- **DATA SECTION**
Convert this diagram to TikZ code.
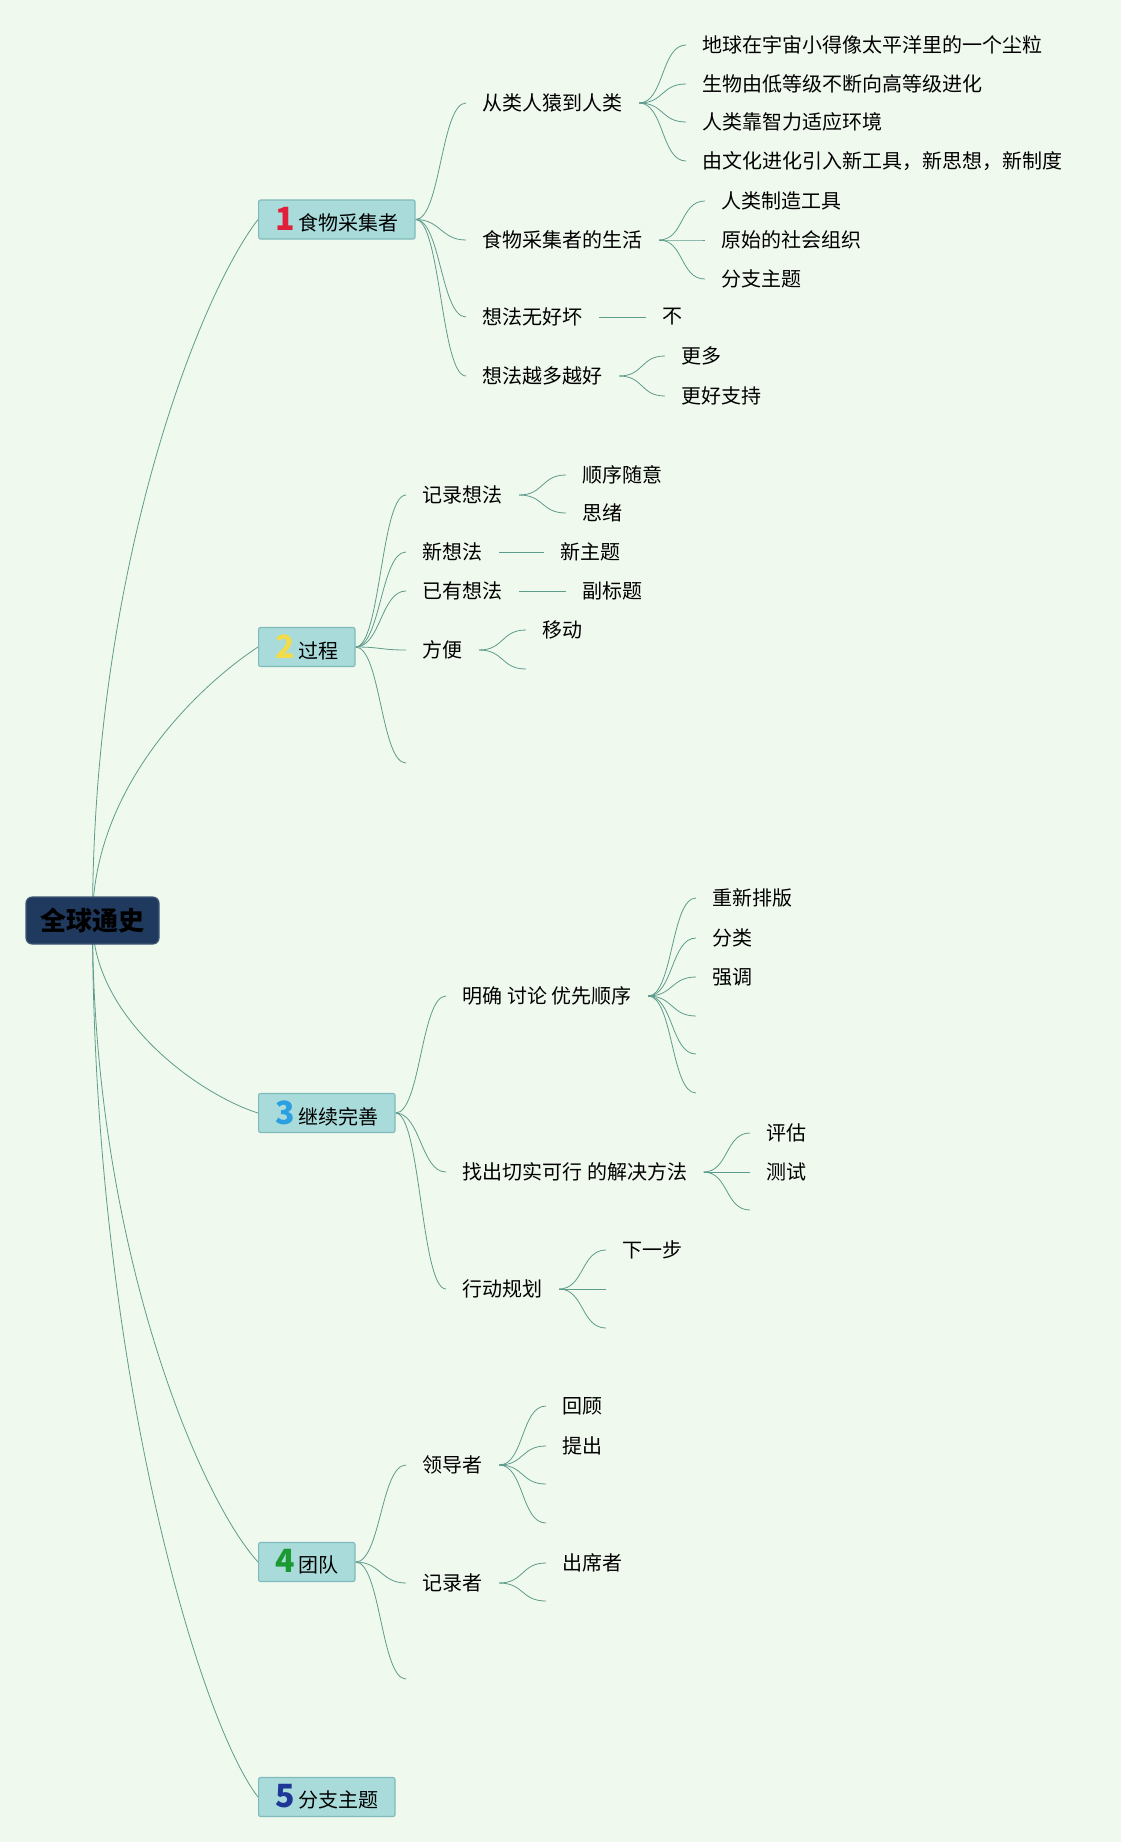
\documentclass[tikz,border=0pt]{standalone}
\usepackage{fontspec}
\setmainfont{Noto Sans CJK SC}
\usetikzlibrary{backgrounds}

\definecolor{paper}{HTML}{F0F9EE}
\definecolor{wire}{HTML}{5E9C8C}
\definecolor{boxfill}{HTML}{A9DBDB}
\definecolor{boxline}{HTML}{80BBBB}
\definecolor{navy}{HTML}{1F3A5E}
\definecolor{numone}{HTML}{E0203A}
\definecolor{numtwo}{HTML}{F2DC4C}
\definecolor{numthree}{HTML}{2B9FE0}
\definecolor{numfour}{HTML}{1A9A30}
\definecolor{numfive}{HTML}{1E3796}

\newcommand{\topicnum}[2]{\textcolor{#1}{\fontsize{16}{16}\selectfont\bfseries #2}\hspace{1.5pt}}

\begin{document}
\begin{tikzpicture}[
    x=0.5pt, y=-0.5pt,
    line width=0.55pt,
    font=\fontsize{10}{12}\selectfont,
    central/.style={fill=navy, draw=navy!85!white, rounded corners=3pt,
        minimum width=66.5pt, minimum height=23.5pt,
        font=\fontsize{13}{15}\selectfont\bfseries},
    topic/.style={anchor=west, fill=boxfill, draw=boxline, rounded corners=1pt,
        minimum height=19.5pt, inner xsep=8.5pt, inner ysep=0pt},
    leaf/.style={anchor=west, inner xsep=8pt, inner ysep=2pt},
    subline/.style={wire, to path={.. controls +(25,0) and +(-25,0) .. (\tikztotarget)}}
]
    \useasboundingbox (0,0) rectangle (1121,1842);

    % Central topic
    \node[central] (root) at (92.5,920.5) {全球通史};

    % Main topics
    \node[topic] (t1) at (258,219.5) {\topicnum{numone}{1}食物采集者};
    \node[topic] (t2) at (258,647) {\topicnum{numtwo}{2}过程};
    \node[topic] (t3) at (258,1113) {\topicnum{numthree}{3}继续完善};
    \node[topic] (t4) at (258,1562) {\topicnum{numfour}{4}团队};
    \node[topic] (t5) at (258,1797) {\topicnum{numfive}{5}分支主题};

    % Topic 1
    \node[leaf] (a1) at (466,103) {从类人猿到人类};
    \node[leaf] (a2) at (466,240) {食物采集者的生活};
    \node[leaf] (a3) at (466,317) {想法无好坏};
    \node[leaf] (a4) at (466,376) {想法越多越好};
    \node[leaf] (a11) at (686,45) {地球在宇宙小得像太平洋里的一个尘粒};
    \node[leaf] (a12) at (686,84) {生物由低等级不断向高等级进化};
    \node[leaf] (a13) at (686,122) {人类靠智力适应环境};
    \node[leaf] (a14) at (686,161) {由文化进化引入新工具，新思想，新制度};
    \node[leaf] (a21) at (705,201) {人类制造工具};
    \node[leaf] (a22) at (705,240) {原始的社会组织};
    \node[leaf] (a23) at (705,279) {分支主题};
    \node[leaf] (a31) at (646,317) {不};
    \node[leaf] (a41) at (665,356) {更多};
    \node[leaf] (a42) at (665,396) {更好支持};

    % Topic 2
    \node[leaf] (b1) at (406,495) {记录想法};
    \node[leaf] (b2) at (406,552) {新想法};
    \node[leaf] (b3) at (406,591) {已有想法};
    \node[leaf] (b4) at (406,650) {方便};
    \coordinate (b5) at (406,763);
    \node[leaf] (b11) at (566,475) {顺序随意};
    \node[leaf] (b12) at (566,513) {思绪};
    \node[leaf] (b21) at (544,552) {新主题};
    \node[leaf] (b31) at (566,591) {副标题};
    \node[leaf] (b41) at (526,630) {移动};
    \coordinate (b42) at (526,669);

    % Topic 3
    \node[leaf] (c1) at (446,996) {明确 讨论 优先顺序};
    \node[leaf] (c2) at (446,1172) {找出切实可行 的解决方法};
    \node[leaf] (c3) at (446,1289) {行动规划};
    \node[leaf] (c11) at (696,898) {重新排版};
    \node[leaf] (c12) at (696,938) {分类};
    \node[leaf] (c13) at (696,977) {强调};
    \coordinate (c14) at (696,1016);
    \coordinate (c15) at (696,1054);
    \coordinate (c16) at (696,1093);
    \node[leaf] (c21) at (750,1133) {评估};
    \node[leaf] (c22) at (750,1172) {测试};
    \coordinate (c23) at (750,1210);
    \node[leaf] (c31) at (606,1250) {下一步};
    \coordinate (c32) at (606,1289);
    \coordinate (c33) at (606,1328);

    % Topic 4
    \node[leaf] (d1) at (406,1465) {领导者};
    \node[leaf] (d2) at (406,1583) {记录者};
    \coordinate (d3) at (406,1679);
    \node[leaf] (d11) at (546,1406) {回顾};
    \node[leaf] (d12) at (546,1446) {提出};
    \coordinate (d13) at (546,1484);
    \coordinate (d14) at (546,1523);
    \node[leaf] (d21) at (546,1563) {出席者};
    \coordinate (d22) at (546,1601);

    \begin{scope}[on background layer]
        \fill[paper] (0,0) rectangle (1121,1842);

        % Central topic to main topics
        \draw[wire] (root.center) .. controls +(0,-350) and +(-60,78) .. (t1.west);
        \draw[wire] (root.center) .. controls +(0,-137) and +(-55,36) .. (t2.west);
        \draw[wire] (root.center) .. controls +(0,97) and +(-60,-19) .. (t3.west);
        \draw[wire] (root.center) .. controls +(0,321) and +(-60,-66) .. (t4.west);
        \draw[wire] (root.center) .. controls +(0,438) and +(-60,-78) .. (t5.west);

        % Topic 1 branches
        \foreach \k in {a1.west,a2.west,a3.west,a4.west}
            \draw[subline] (t1.east) to (\k);
        \foreach \k in {a11,a12,a13,a14}
            \draw[subline] (a1.east) to (\k.west);
        \foreach \k in {a21,a22,a23}
            \draw[subline] (a2.east) to (\k.west);
        \draw[wire] (a3.east) -- (a31.west);
        \foreach \k in {a41,a42}
            \draw[subline] (a4.east) to (\k.west);

        % Topic 2 branches
        \foreach \k in {b1.west,b2.west,b3.west,b4.west,b5}
            \draw[subline] (t2.east) to (\k);
        \foreach \k in {b11,b12}
            \draw[subline] (b1.east) to (\k.west);
        \draw[wire] (b2.east) -- (b21.west);
        \draw[wire] (b3.east) -- (b31.west);
        \foreach \k in {b41.west,b42}
            \draw[subline] (b4.east) to (\k);

        % Topic 3 branches
        \foreach \k in {c1,c2,c3}
            \draw[subline] (t3.east) to (\k.west);
        \foreach \k in {c11.west,c12.west,c13.west,c14,c15,c16}
            \draw[subline] (c1.east) to (\k);
        \foreach \k in {c21.west,c22.west,c23}
            \draw[subline] (c2.east) to (\k);
        \foreach \k in {c31.west,c32,c33}
            \draw[subline] (c3.east) to (\k);

        % Topic 4 branches
        \foreach \k in {d1.west,d2.west,d3}
            \draw[subline] (t4.east) to (\k);
        \foreach \k in {d11.west,d12.west,d13,d14}
            \draw[subline] (d1.east) to (\k);
        \foreach \k in {d21.west,d22}
            \draw[subline] (d2.east) to (\k);
    \end{scope}

\end{tikzpicture}
\end{document}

- **PROBLEM DETAILS**
Emit the lines of the material exactly, from its first line to the line containing "(root) at (92.5,920.5)", inclusive; leave every picture out.

- **RESPONSE BELOW**
Convert this diagram to TikZ code.
\documentclass[tikz,border=0pt]{standalone}
\usepackage{fontspec}
\setmainfont{Noto Sans CJK SC}
\usetikzlibrary{backgrounds}

\definecolor{paper}{HTML}{F0F9EE}
\definecolor{wire}{HTML}{5E9C8C}
\definecolor{boxfill}{HTML}{A9DBDB}
\definecolor{boxline}{HTML}{80BBBB}
\definecolor{navy}{HTML}{1F3A5E}
\definecolor{numone}{HTML}{E0203A}
\definecolor{numtwo}{HTML}{F2DC4C}
\definecolor{numthree}{HTML}{2B9FE0}
\definecolor{numfour}{HTML}{1A9A30}
\definecolor{numfive}{HTML}{1E3796}

\newcommand{\topicnum}[2]{\textcolor{#1}{\fontsize{16}{16}\selectfont\bfseries #2}\hspace{1.5pt}}

\begin{document}
\begin{tikzpicture}[
    x=0.5pt, y=-0.5pt,
    line width=0.55pt,
    font=\fontsize{10}{12}\selectfont,
    central/.style={fill=navy, draw=navy!85!white, rounded corners=3pt,
        minimum width=66.5pt, minimum height=23.5pt,
        font=\fontsize{13}{15}\selectfont\bfseries},
    topic/.style={anchor=west, fill=boxfill, draw=boxline, rounded corners=1pt,
        minimum height=19.5pt, inner xsep=8.5pt, inner ysep=0pt},
    leaf/.style={anchor=west, inner xsep=8pt, inner ysep=2pt},
    subline/.style={wire, to path={.. controls +(25,0) and +(-25,0) .. (\tikztotarget)}}
]
    \useasboundingbox (0,0) rectangle (1121,1842);

    % Central topic
    \node[central] (root) at (92.5,920.5) {全球通史};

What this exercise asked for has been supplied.